The newcomer to the field (along with many others) will find that rulers, battles, even entire nations, enter and exit these pages with confusing rapidity. To assist the reader, Professor Treadgold provides a generous collection of photos of art, architecture and coins, detailed maps, lists of rulers, explanatory notes, genealogy charts and a user friendly index.
Professor Treadgold's method is to determine the best answer to a confusing historical question and present it without hesitation or qualification. Occasionally a footnote explains why the second-best hypothesis is absurd. Inevitably, those familiar with the field will find themselves disagreeing on some points, but this approach constitutes the strength of the book. The field is beset by quarrels of little significance (what difference does it make who fathered Leo the Wise?). Professor Treadgold brushes these aside to allow the narrative to flow freely and the patterns and connections to emerge.

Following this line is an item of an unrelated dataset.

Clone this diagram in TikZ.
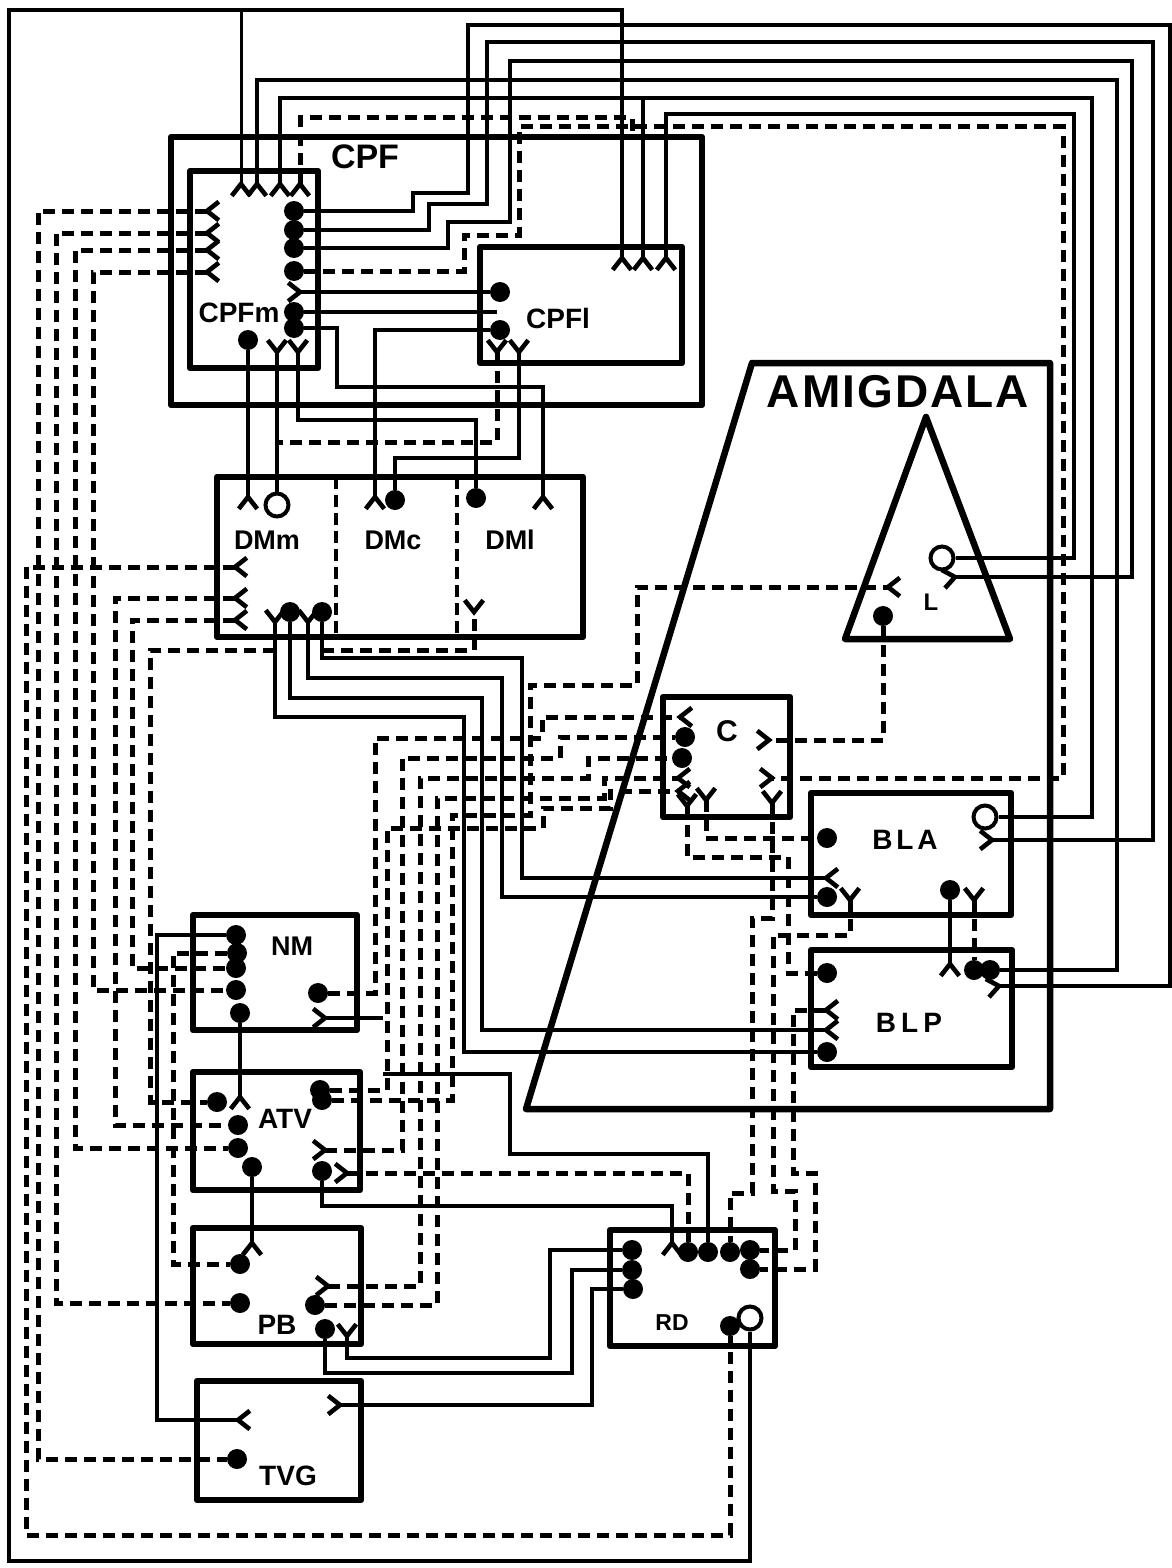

Byzantium had its own historians, who do not please the modern taste. We would like to know, but are not told, how Byzantines educated their children or chose their mates. Foreign cultures, archaeology, science, even the system for administering justice tend to be passed over as unworthy of attention. The criticisms of this book stem from Professor Treadgold's decision to rely principally on the written records produced by the Byzantines. Doubtless there are fascinating books to be written on this time and place using other materials, but they will not be Byzantine history.